▸ **Work to complete**
Gather up every line from the entries below that uses the word "seaborn".

[Records from a data source]
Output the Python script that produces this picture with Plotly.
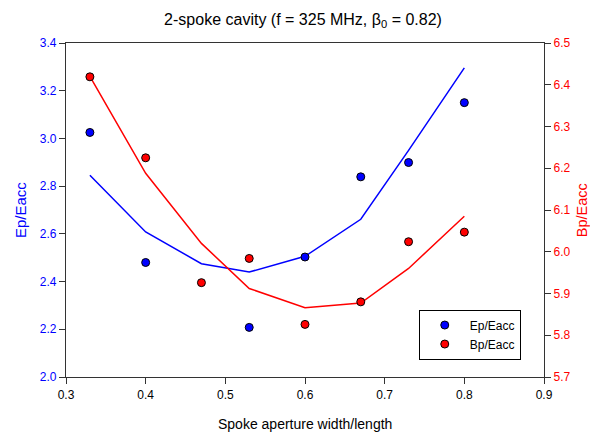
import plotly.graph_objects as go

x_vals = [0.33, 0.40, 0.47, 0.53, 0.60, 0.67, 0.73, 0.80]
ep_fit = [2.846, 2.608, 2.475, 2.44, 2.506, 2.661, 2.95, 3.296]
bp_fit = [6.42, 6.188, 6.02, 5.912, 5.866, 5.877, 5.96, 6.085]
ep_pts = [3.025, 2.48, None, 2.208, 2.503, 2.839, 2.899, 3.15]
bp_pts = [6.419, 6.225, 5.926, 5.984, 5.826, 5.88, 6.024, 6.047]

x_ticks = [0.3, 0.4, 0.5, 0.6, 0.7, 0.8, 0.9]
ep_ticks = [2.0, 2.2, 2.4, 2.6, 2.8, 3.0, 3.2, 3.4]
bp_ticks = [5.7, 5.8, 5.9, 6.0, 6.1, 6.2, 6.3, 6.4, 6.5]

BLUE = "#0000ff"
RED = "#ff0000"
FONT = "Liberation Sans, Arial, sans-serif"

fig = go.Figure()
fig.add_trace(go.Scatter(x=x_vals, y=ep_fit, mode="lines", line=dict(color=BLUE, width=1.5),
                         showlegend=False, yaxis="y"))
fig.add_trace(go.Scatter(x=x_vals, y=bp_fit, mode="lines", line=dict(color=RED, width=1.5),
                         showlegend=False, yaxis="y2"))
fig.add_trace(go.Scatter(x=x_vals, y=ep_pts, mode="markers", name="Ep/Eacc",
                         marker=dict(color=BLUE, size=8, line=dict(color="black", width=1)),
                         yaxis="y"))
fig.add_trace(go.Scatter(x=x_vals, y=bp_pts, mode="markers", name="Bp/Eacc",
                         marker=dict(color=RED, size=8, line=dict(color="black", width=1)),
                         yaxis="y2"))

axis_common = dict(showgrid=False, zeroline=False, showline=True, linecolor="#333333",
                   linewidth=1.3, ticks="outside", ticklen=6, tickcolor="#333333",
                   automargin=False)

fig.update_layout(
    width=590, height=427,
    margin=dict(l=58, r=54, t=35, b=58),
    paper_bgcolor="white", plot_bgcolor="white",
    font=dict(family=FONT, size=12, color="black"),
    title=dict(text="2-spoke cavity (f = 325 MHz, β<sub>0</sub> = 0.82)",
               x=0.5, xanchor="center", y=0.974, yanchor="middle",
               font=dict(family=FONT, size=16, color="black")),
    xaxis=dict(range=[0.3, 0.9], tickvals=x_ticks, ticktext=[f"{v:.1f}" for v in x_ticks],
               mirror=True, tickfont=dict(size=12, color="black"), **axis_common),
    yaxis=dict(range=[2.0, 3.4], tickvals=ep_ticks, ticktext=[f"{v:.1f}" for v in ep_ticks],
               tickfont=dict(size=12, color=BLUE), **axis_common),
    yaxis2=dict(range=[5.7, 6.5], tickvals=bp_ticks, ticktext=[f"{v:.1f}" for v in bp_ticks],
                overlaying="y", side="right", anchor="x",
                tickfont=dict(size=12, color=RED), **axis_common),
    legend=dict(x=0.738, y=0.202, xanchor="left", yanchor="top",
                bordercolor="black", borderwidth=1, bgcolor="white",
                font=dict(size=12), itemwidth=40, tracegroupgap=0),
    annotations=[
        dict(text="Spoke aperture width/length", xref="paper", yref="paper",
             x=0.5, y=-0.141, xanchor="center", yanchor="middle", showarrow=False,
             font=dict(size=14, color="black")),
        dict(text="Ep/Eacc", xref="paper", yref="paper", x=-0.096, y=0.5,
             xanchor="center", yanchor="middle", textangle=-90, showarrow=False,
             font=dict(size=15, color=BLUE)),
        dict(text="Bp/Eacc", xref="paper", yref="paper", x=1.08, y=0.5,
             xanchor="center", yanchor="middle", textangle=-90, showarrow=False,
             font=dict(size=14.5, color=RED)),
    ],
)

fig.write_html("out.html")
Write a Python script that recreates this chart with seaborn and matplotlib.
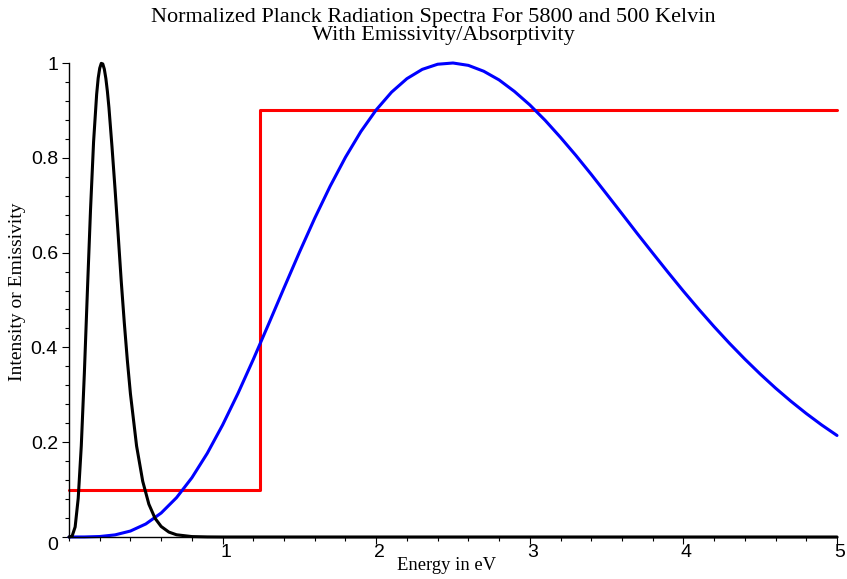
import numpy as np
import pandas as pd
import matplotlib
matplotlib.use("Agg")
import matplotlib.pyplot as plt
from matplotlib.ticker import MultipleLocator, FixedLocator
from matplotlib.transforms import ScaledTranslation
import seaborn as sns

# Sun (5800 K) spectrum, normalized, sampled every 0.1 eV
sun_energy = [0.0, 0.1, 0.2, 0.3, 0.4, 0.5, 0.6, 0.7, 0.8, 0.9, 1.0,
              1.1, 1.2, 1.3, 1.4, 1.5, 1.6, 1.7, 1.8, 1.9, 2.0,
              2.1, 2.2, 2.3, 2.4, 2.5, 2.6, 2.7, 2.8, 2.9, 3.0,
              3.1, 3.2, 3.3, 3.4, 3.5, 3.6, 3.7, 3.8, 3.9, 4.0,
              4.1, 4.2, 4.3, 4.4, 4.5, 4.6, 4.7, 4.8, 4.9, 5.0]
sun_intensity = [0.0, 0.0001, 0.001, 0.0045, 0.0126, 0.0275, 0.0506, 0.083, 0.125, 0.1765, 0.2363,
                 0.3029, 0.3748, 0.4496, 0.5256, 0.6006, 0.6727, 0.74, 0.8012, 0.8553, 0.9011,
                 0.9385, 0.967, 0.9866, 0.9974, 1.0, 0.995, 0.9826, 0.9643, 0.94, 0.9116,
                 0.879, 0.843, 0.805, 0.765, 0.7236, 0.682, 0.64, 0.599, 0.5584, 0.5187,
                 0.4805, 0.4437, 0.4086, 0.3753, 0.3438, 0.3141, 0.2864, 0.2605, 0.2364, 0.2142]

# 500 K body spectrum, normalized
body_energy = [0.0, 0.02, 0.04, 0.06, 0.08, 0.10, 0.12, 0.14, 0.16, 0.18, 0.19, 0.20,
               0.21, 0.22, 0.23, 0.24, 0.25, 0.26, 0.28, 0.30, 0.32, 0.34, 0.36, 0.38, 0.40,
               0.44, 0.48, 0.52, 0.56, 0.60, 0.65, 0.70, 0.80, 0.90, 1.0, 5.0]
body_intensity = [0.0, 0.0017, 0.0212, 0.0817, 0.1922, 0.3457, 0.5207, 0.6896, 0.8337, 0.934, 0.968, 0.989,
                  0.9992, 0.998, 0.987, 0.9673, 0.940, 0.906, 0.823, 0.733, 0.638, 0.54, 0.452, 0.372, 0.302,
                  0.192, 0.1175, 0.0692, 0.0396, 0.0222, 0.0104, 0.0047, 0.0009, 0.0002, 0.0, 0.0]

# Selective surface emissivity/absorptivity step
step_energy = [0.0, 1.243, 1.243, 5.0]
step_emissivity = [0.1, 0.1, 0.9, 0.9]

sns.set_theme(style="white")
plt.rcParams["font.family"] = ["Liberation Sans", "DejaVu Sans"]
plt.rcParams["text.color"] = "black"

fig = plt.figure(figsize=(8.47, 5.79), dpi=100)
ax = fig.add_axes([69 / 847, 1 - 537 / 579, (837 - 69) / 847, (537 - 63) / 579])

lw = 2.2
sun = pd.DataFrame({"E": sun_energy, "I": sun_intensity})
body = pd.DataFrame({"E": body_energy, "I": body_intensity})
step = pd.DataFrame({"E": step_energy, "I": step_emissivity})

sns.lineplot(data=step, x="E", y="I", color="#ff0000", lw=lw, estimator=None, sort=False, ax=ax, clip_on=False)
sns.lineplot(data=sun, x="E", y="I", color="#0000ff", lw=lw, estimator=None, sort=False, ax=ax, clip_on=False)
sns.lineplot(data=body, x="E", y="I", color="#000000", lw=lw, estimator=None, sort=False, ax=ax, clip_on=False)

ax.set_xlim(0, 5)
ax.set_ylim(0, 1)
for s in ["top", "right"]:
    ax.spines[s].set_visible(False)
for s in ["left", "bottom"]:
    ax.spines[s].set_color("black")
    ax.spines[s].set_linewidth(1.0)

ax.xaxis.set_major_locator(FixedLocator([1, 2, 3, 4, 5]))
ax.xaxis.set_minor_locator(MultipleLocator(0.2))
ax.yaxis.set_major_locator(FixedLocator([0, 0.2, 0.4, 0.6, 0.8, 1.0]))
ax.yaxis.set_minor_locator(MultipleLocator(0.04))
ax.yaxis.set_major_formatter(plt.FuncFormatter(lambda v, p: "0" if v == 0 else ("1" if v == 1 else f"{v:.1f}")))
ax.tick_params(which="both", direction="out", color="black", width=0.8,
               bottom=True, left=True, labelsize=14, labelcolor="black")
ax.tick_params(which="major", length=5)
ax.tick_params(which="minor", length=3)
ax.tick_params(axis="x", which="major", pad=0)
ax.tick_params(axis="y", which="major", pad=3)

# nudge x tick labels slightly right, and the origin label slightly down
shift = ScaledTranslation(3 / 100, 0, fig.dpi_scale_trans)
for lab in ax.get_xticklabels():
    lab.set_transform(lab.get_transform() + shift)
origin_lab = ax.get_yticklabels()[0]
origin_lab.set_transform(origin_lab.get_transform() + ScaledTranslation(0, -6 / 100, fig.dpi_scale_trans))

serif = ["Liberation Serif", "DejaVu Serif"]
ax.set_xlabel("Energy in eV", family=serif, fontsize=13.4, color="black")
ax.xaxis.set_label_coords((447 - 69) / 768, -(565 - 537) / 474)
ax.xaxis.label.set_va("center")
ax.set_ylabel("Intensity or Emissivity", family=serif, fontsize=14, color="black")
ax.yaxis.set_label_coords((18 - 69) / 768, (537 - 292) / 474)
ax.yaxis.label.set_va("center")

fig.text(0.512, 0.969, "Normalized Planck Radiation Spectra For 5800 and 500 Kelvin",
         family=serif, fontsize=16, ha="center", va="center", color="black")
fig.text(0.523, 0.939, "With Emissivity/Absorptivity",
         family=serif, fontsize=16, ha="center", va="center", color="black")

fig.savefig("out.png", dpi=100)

▸ **Exercise result**
Write a Python script that recreates this chart with seaborn and matplotlib.
import seaborn as sns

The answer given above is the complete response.